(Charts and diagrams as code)
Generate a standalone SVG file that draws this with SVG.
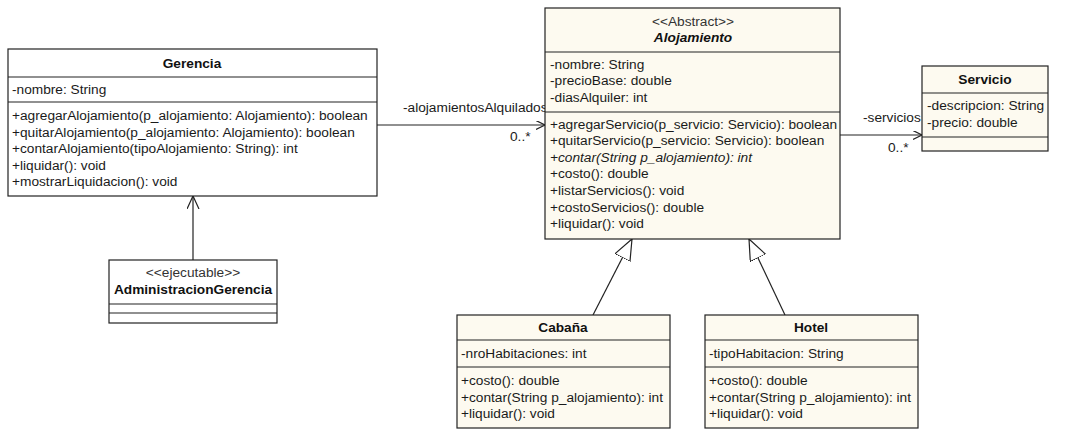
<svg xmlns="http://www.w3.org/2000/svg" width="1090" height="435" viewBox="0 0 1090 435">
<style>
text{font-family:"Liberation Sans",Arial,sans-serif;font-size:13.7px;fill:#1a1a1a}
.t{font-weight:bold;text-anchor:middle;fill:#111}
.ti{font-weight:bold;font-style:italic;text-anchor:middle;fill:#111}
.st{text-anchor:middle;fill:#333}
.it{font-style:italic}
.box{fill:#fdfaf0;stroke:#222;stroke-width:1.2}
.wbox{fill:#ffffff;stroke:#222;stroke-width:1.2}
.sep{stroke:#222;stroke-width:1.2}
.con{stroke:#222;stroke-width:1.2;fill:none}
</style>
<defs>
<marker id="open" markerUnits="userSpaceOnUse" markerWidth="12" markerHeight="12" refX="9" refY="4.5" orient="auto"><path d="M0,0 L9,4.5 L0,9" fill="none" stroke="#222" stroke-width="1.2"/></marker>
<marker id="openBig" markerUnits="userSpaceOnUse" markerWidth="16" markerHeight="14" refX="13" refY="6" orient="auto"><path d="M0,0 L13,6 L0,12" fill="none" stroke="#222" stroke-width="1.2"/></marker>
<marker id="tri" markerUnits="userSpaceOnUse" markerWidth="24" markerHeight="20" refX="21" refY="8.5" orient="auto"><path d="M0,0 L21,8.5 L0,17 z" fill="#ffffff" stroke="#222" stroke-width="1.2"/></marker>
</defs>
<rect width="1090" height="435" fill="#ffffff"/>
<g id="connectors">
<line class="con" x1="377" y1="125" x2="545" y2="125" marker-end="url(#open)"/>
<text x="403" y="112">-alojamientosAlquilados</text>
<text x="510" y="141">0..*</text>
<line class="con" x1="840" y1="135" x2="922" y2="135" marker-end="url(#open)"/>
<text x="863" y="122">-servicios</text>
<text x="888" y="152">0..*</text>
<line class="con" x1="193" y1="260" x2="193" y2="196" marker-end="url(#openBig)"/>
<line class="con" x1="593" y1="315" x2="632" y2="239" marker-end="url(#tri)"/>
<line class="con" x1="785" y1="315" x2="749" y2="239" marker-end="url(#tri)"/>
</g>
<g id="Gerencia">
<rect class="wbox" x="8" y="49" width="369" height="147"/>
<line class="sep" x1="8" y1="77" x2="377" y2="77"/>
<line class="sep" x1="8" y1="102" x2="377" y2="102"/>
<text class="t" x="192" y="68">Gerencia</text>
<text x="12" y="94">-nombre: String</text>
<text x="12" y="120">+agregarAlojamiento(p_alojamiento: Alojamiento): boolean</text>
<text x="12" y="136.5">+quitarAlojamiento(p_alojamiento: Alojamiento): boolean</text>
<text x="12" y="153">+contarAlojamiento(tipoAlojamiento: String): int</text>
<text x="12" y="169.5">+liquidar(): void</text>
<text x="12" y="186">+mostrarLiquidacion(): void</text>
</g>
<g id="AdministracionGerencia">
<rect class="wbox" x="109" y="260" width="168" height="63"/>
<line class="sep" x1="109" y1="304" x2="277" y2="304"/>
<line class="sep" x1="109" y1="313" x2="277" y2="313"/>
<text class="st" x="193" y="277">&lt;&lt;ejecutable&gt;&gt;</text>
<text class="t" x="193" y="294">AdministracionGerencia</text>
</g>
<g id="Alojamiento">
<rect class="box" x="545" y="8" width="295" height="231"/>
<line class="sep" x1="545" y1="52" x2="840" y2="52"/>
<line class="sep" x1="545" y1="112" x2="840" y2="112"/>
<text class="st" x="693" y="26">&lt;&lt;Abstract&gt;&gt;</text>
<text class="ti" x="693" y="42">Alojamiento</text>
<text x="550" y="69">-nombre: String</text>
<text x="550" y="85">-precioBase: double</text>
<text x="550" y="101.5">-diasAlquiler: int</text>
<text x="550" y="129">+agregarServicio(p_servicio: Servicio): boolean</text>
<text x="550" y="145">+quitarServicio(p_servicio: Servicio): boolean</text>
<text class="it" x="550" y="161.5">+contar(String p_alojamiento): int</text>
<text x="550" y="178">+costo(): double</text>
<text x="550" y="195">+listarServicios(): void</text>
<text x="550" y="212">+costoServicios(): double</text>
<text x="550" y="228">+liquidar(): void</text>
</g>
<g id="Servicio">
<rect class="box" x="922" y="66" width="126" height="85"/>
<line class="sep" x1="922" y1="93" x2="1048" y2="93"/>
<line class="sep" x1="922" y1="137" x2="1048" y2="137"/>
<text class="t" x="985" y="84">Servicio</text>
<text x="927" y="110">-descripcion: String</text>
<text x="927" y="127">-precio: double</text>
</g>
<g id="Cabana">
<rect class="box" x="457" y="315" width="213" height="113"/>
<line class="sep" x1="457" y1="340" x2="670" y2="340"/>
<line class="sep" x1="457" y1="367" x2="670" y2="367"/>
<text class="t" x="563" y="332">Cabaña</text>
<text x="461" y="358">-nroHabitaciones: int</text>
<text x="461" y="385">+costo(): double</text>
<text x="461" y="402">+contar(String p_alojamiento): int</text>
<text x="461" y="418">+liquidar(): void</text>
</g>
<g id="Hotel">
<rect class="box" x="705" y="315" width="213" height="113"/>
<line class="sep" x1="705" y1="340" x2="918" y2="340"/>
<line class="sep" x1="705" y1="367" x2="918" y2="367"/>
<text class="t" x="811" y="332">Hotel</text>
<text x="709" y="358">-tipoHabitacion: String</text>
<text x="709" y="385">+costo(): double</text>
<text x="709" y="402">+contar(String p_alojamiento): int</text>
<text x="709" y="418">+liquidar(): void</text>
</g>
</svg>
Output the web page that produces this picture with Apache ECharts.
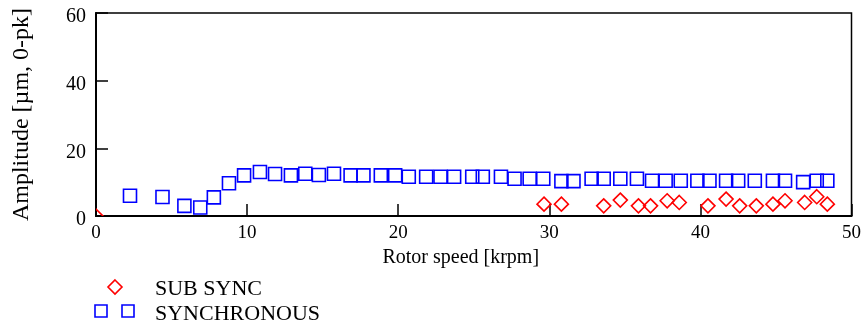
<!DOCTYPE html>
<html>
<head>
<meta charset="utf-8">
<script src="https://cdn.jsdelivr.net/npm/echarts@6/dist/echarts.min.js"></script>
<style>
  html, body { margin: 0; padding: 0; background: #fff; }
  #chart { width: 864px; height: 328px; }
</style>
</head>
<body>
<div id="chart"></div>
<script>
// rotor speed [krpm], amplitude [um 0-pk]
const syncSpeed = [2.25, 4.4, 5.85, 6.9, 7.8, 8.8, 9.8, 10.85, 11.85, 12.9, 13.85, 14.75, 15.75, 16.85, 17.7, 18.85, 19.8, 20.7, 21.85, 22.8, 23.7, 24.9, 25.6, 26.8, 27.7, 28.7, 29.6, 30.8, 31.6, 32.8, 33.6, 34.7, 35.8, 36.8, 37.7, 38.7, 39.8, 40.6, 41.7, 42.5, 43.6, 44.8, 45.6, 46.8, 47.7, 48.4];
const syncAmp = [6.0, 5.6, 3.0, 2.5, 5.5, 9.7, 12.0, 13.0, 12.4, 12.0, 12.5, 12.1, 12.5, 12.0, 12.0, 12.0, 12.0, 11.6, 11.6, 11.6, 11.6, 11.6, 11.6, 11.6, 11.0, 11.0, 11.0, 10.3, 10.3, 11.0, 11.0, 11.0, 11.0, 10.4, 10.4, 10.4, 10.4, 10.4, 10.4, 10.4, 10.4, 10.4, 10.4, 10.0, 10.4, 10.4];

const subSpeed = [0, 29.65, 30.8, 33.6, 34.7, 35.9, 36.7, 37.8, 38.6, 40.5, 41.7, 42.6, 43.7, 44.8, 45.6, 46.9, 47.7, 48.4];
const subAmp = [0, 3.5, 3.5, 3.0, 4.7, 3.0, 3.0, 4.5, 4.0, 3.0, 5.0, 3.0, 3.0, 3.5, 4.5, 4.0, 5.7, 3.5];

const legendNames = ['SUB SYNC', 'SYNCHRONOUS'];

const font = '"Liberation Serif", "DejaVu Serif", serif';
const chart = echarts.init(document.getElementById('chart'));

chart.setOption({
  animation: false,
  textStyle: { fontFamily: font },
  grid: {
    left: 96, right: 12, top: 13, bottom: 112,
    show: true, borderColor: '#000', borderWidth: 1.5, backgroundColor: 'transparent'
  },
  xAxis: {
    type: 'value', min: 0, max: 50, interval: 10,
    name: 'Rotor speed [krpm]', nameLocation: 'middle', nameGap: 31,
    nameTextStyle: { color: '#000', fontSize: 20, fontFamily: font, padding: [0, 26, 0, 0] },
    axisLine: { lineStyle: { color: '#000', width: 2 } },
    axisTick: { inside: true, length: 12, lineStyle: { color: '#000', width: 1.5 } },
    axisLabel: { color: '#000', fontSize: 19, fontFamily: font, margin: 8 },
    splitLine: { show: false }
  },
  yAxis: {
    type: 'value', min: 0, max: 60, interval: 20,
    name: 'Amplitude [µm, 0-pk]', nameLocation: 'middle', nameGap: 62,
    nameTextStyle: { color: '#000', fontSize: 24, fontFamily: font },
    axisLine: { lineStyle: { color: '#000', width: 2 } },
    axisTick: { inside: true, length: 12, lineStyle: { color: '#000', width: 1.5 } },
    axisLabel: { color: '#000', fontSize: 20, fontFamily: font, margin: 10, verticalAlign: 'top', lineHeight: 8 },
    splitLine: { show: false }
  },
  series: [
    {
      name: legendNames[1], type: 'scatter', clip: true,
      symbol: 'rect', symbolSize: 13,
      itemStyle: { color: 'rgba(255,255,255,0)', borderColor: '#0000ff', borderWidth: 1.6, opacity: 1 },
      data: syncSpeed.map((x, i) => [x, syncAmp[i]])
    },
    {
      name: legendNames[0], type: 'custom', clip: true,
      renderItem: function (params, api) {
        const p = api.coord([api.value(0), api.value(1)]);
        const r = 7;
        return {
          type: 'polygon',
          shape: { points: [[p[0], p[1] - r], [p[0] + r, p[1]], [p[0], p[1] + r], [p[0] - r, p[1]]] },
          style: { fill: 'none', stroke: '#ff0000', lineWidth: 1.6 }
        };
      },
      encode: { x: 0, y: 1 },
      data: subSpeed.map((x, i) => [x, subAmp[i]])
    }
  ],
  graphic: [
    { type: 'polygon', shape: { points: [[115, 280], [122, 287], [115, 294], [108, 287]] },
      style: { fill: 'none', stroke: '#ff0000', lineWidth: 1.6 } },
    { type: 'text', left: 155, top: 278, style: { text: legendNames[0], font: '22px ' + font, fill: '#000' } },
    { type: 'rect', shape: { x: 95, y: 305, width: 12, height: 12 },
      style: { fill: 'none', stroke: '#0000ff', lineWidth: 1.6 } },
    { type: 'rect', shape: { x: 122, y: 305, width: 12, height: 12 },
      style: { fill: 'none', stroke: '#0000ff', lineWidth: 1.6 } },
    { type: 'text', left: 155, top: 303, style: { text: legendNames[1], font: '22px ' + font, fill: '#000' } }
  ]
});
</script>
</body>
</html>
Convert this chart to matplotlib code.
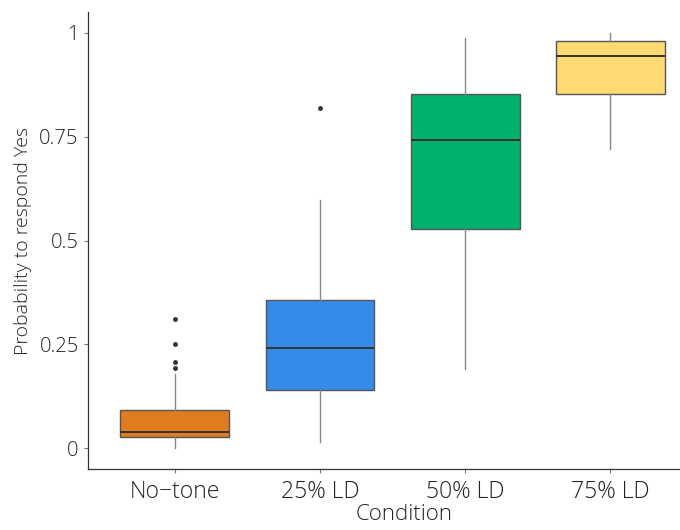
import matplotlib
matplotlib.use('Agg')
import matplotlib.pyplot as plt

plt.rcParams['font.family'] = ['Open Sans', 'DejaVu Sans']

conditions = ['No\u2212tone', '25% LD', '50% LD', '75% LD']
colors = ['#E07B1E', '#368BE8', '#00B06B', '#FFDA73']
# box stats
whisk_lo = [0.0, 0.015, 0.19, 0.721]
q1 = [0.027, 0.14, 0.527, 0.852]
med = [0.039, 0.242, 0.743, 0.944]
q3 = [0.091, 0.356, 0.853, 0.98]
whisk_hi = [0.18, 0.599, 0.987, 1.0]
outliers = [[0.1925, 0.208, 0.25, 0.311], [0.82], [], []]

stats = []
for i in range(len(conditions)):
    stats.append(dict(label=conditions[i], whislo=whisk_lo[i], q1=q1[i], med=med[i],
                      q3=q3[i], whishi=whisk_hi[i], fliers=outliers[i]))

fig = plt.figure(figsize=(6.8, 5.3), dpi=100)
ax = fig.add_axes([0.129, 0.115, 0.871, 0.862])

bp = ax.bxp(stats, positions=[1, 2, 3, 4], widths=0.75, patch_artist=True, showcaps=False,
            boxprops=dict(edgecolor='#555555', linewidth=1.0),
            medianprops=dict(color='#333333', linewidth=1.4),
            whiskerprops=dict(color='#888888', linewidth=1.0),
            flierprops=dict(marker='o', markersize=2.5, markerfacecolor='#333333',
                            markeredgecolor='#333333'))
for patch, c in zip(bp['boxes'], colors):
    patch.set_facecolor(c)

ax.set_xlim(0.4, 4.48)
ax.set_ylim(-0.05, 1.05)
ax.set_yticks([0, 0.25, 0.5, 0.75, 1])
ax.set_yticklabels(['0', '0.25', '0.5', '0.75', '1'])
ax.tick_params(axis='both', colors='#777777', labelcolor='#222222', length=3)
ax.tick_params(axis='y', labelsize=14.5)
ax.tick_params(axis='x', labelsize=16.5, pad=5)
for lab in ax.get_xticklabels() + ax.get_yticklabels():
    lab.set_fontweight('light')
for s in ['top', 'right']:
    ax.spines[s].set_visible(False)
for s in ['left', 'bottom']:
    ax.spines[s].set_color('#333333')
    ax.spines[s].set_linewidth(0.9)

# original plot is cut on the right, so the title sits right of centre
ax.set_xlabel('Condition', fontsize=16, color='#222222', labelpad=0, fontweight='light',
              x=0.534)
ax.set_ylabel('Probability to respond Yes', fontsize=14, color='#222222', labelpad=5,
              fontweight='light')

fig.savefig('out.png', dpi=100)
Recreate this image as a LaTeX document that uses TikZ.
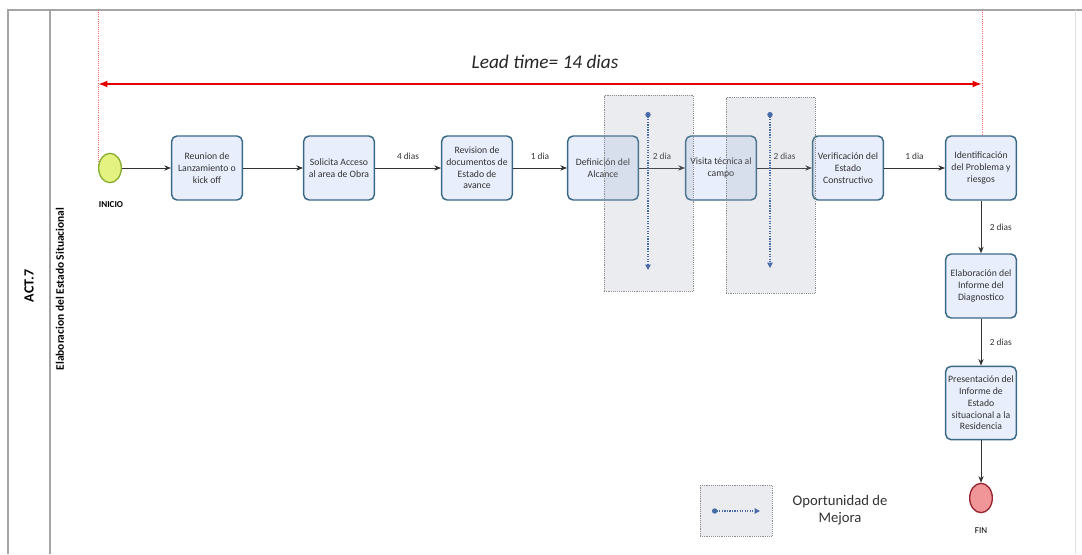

## TASK BRIEF:
Leaving the pictures out, write out exactly the lines from the line containing "Convert this chart to matplotlib code." through the line containing "q3=q3[i], whishi=whisk_hi[i], fliers=outliers[i]))", both included.

## WRITTEN ANSWER:
Convert this chart to matplotlib code.
import matplotlib
matplotlib.use('Agg')
import matplotlib.pyplot as plt

plt.rcParams['font.family'] = ['Open Sans', 'DejaVu Sans']

conditions = ['No\u2212tone', '25% LD', '50% LD', '75% LD']
colors = ['#E07B1E', '#368BE8', '#00B06B', '#FFDA73']
# box stats
whisk_lo = [0.0, 0.015, 0.19, 0.721]
q1 = [0.027, 0.14, 0.527, 0.852]
med = [0.039, 0.242, 0.743, 0.944]
q3 = [0.091, 0.356, 0.853, 0.98]
whisk_hi = [0.18, 0.599, 0.987, 1.0]
outliers = [[0.1925, 0.208, 0.25, 0.311], [0.82], [], []]

stats = []
for i in range(len(conditions)):
    stats.append(dict(label=conditions[i], whislo=whisk_lo[i], q1=q1[i], med=med[i],
                      q3=q3[i], whishi=whisk_hi[i], fliers=outliers[i]))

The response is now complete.